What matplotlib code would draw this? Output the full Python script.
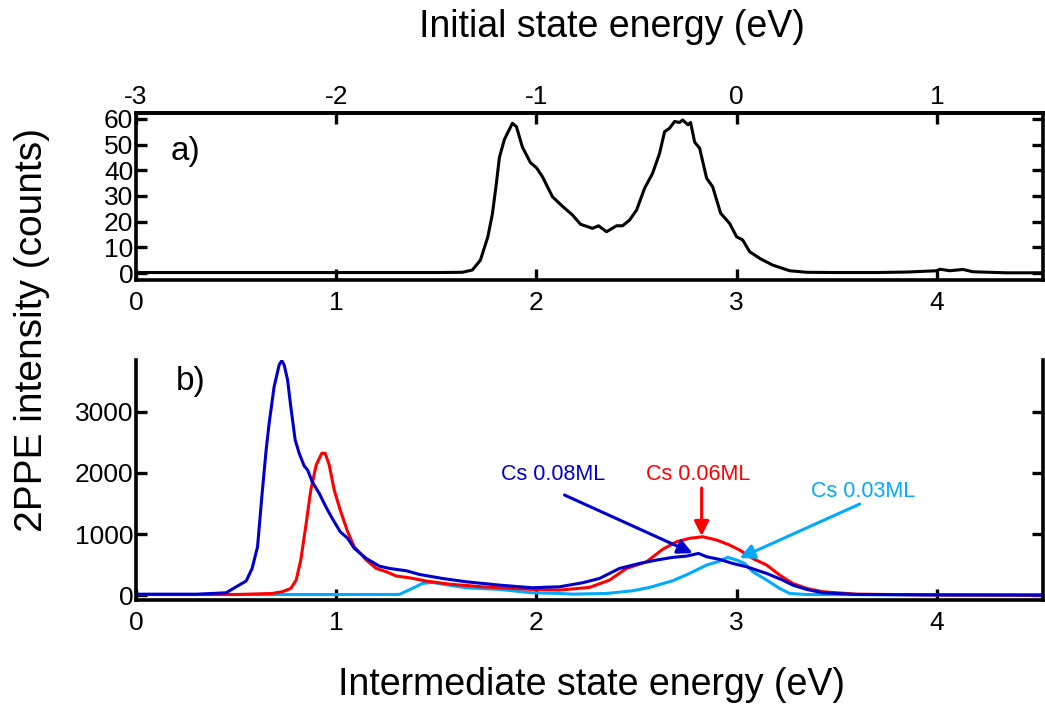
import matplotlib
matplotlib.use("Agg")
import matplotlib.pyplot as plt

plt.rcParams['font.family'] = ['Liberation Sans', 'DejaVu Sans']
plt.rcParams['axes.unicode_minus'] = False

# ---- Panel a: black spectrum (intermediate state energy, counts)
a_x = [0.00, 0.50, 1.00, 1.50, 1.63, 1.68, 1.72, 1.757, 1.78, 1.80, 1.815, 1.84, 1.88,
       1.90, 1.93, 1.97, 2.00, 2.03, 2.08, 2.13, 2.18, 2.22, 2.28, 2.31, 2.35, 2.40,
       2.43, 2.465, 2.50, 2.54, 2.58, 2.615, 2.64, 2.665, 2.69, 2.715, 2.73, 2.757,
       2.77, 2.79, 2.815, 2.85, 2.88, 2.92, 2.965, 3.00, 3.03, 3.065, 3.12, 3.18,
       3.265, 3.35, 3.50, 3.70, 3.85, 4.00, 4.015, 4.065, 4.13, 4.18, 4.35, 4.53]
a_y = [0.2, 0.2, 0.2, 0.2, 0.3, 1.2, 5.0, 14.0, 23.0, 35.0, 45.0, 52.0, 58.3,
       57.0, 49.0, 43.0, 41.0, 37.5, 29.7, 26.0, 22.6, 19.0, 17.4, 18.4, 16.1, 18.4,
       18.4, 20.6, 24.5, 33.0, 38.8, 46.6, 55.0, 56.4, 59.0, 58.6, 59.6, 57.7,
       58.6, 51.0, 48.6, 36.9, 33.6, 23.3, 19.3, 14.1, 12.9, 8.3, 5.5, 3.1,
       0.9, 0.3, 0.2, 0.2, 0.4, 0.9, 1.5, 0.9, 1.4, 0.5, 0.1, 0.1]

# ---- Panel b: Cs coverage series
b08_x = [0.00, 0.30, 0.45, 0.50, 0.55, 0.58, 0.607, 0.63, 0.65, 0.665, 0.69, 0.715, 0.728,
         0.74, 0.757, 0.773, 0.795, 0.815, 0.84, 0.857, 0.88, 0.915, 0.948, 0.98, 1.02,
         1.057, 1.09, 1.15, 1.215, 1.265, 1.35, 1.415, 1.53, 1.65, 1.815, 1.98, 2.05,
         2.115, 2.23, 2.315, 2.415, 2.515, 2.60, 2.68, 2.75, 2.81, 2.85, 2.915, 2.98,
         3.05, 3.15, 3.23, 3.28, 3.35, 3.43, 3.60, 4.00, 4.53]
b08_y = [15, 15, 38, 136, 230, 437, 792, 1667, 2377, 2815, 3415, 3770, 3841,
         3770, 3525, 3087, 2541, 2323, 2115, 2049, 1858, 1667, 1448, 1257, 1038,
         930, 766, 601, 475, 437, 399, 339, 273, 218, 164, 120, 130,
         136, 202, 273, 437, 519, 574, 618, 639, 683, 628, 585, 519,
         464, 355, 246, 164, 93, 38, 11, 3, 0]

b06_x = [0.00, 0.50, 0.68, 0.73, 0.773, 0.80, 0.823, 0.85, 0.873, 0.90, 0.928, 0.945,
         0.965, 0.99, 1.02, 1.057, 1.09, 1.15, 1.20, 1.25, 1.30, 1.365, 1.45, 1.565,
         1.73, 1.98, 2.115, 2.265, 2.365, 2.45, 2.55, 2.63, 2.70, 2.765, 2.83, 2.90,
         2.965, 3.015, 3.08, 3.15, 3.215, 3.28, 3.35, 3.43, 3.60, 4.00, 4.53]
b06_y = [10, 10, 27, 55, 109, 246, 574, 1175, 1721, 2131, 2323, 2323,
         2131, 1721, 1393, 1038, 792, 574, 437, 383, 312, 284, 230, 180,
         136, 93, 82, 126, 246, 437, 546, 749, 874, 930, 956, 902,
         820, 738, 601, 492, 328, 191, 109, 55, 15, 3, 0]

b03_x = [0.00, 1.00, 1.315, 1.38, 1.43, 1.48, 1.53, 1.65, 1.815, 1.98, 2.115, 2.18,
         2.35, 2.48, 2.565, 2.68, 2.765, 2.85, 2.915, 2.955, 3.00, 3.04, 3.08, 3.15,
         3.215, 3.265, 3.35, 4.00, 4.53]
b03_y = [10, 10, 11, 109, 191, 208, 180, 120, 93, 38, 27, 16,
         27, 71, 126, 235, 355, 492, 557, 618, 574, 519, 383, 246,
         109, 27, 10, 5, 0]

xticks = [0, 1, 2, 3, 4]
top_ticks = [-3, -2, -1, 0, 1]
a_yticks = [0, 10, 20, 30, 40, 50, 60]
b_yticks = [0, 1000, 2000, 3000]

c_blue = '#0000cc'
c_red = '#ff0000'
c_light = '#00aaff'

fig = plt.figure(figsize=(10.45, 7.06), dpi=100)
W, H = 1045, 706
def rect(l, r, t, b):
    return [l / W, 1 - b / H, (r - l) / W, (b - t) / H]

axa = fig.add_axes(rect(136, 1043, 113, 280))
axb = fig.add_axes(rect(136, 1043, 360, 600))

tick_kw = dict(direction='in', length=8, width=2.4, labelsize=19)
for ax in (axa, axb):
    for s in ax.spines.values():
        s.set_linewidth(2.6)
    ax.set_xlim(0, 4.53)
    ax.set_xticks(xticks)
    ax.set_xticklabels([str(t) for t in xticks])
    ax.tick_params(axis='x', pad=8, **tick_kw)
    ax.tick_params(axis='y', right=True, pad=2, **tick_kw)

# Panel a
axa.plot(a_x, a_y, color='black', lw=2.2)
axa.set_ylim(-2.7, 62.3)
axa.set_yticks(a_yticks)
axa.text(0.038, 0.72, 'a)', transform=axa.transAxes, fontsize=24)
sec = axa.secondary_xaxis('top', functions=(lambda x: x - 3, lambda x: x + 3))
sec.set_xticks(top_ticks)
sec.set_xticklabels([str(t) for t in top_ticks])
sec.tick_params(axis='x', pad=3, **tick_kw)
sec.spines['top'].set_linewidth(2.6)

# Panel b
axb.plot(b03_x, b03_y, color=c_light, lw=2.2)
axb.plot(b06_x, b06_y, color=c_red, lw=2.2)
axb.plot(b08_x, b08_y, color=c_blue, lw=2.2)
axb.set_ylim(-80, 3850)
axb.set_yticks(b_yticks)
axb.spines['top'].set_visible(False)
axb.text(0.044, 0.875, 'b)', transform=axb.transAxes, fontsize=24)

arrow = lambda c: dict(arrowstyle='-|>', color=c, lw=2.2, mutation_scale=22, shrinkA=0, shrinkB=0)
axb.annotate('', xy=(2.78, 688), xytext=(2.14, 1639), arrowprops=arrow(c_blue))
axb.text(2.085, 1980, 'Cs 0.08ML', color=c_blue, fontsize=15.5, ha='center', va='center')
axb.annotate('', xy=(2.825, 967), xytext=(2.825, 1754), arrowprops=arrow(c_red))
axb.text(2.81, 1980, 'Cs 0.06ML', color=c_red, fontsize=15.5, ha='center', va='center')
axb.annotate('', xy=(3.015, 607), xytext=(3.615, 1492), arrowprops=arrow(c_light))
axb.text(3.63, 1689, 'Cs 0.03ML', color=c_light, fontsize=15.5, ha='center', va='center')

fig.text(591 / W, 1 - 685 / H, 'Intermediate state energy (eV)', fontsize=27, ha='center', va='center')
fig.text(612 / W, 1 - 27 / H, 'Initial state energy (eV)', fontsize=27, ha='center', va='center')
fig.text(32 / W, 1 - 330 / H, '2PPE intensity (counts)', fontsize=28, ha='center', va='center', rotation=90)

fig.savefig('out.png', dpi=100)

---

THE REQUEST
Leave out any pictures, please, and quote only the lines from the top of the data through the line that contains "0.5, 0.1, 0.1]".

FINAL RESULT
What matplotlib code would draw this? Output the full Python script.
import matplotlib
matplotlib.use("Agg")
import matplotlib.pyplot as plt

plt.rcParams['font.family'] = ['Liberation Sans', 'DejaVu Sans']
plt.rcParams['axes.unicode_minus'] = False

# ---- Panel a: black spectrum (intermediate state energy, counts)
a_x = [0.00, 0.50, 1.00, 1.50, 1.63, 1.68, 1.72, 1.757, 1.78, 1.80, 1.815, 1.84, 1.88,
       1.90, 1.93, 1.97, 2.00, 2.03, 2.08, 2.13, 2.18, 2.22, 2.28, 2.31, 2.35, 2.40,
       2.43, 2.465, 2.50, 2.54, 2.58, 2.615, 2.64, 2.665, 2.69, 2.715, 2.73, 2.757,
       2.77, 2.79, 2.815, 2.85, 2.88, 2.92, 2.965, 3.00, 3.03, 3.065, 3.12, 3.18,
       3.265, 3.35, 3.50, 3.70, 3.85, 4.00, 4.015, 4.065, 4.13, 4.18, 4.35, 4.53]
a_y = [0.2, 0.2, 0.2, 0.2, 0.3, 1.2, 5.0, 14.0, 23.0, 35.0, 45.0, 52.0, 58.3,
       57.0, 49.0, 43.0, 41.0, 37.5, 29.7, 26.0, 22.6, 19.0, 17.4, 18.4, 16.1, 18.4,
       18.4, 20.6, 24.5, 33.0, 38.8, 46.6, 55.0, 56.4, 59.0, 58.6, 59.6, 57.7,
       58.6, 51.0, 48.6, 36.9, 33.6, 23.3, 19.3, 14.1, 12.9, 8.3, 5.5, 3.1,
       0.9, 0.3, 0.2, 0.2, 0.4, 0.9, 1.5, 0.9, 1.4, 0.5, 0.1, 0.1]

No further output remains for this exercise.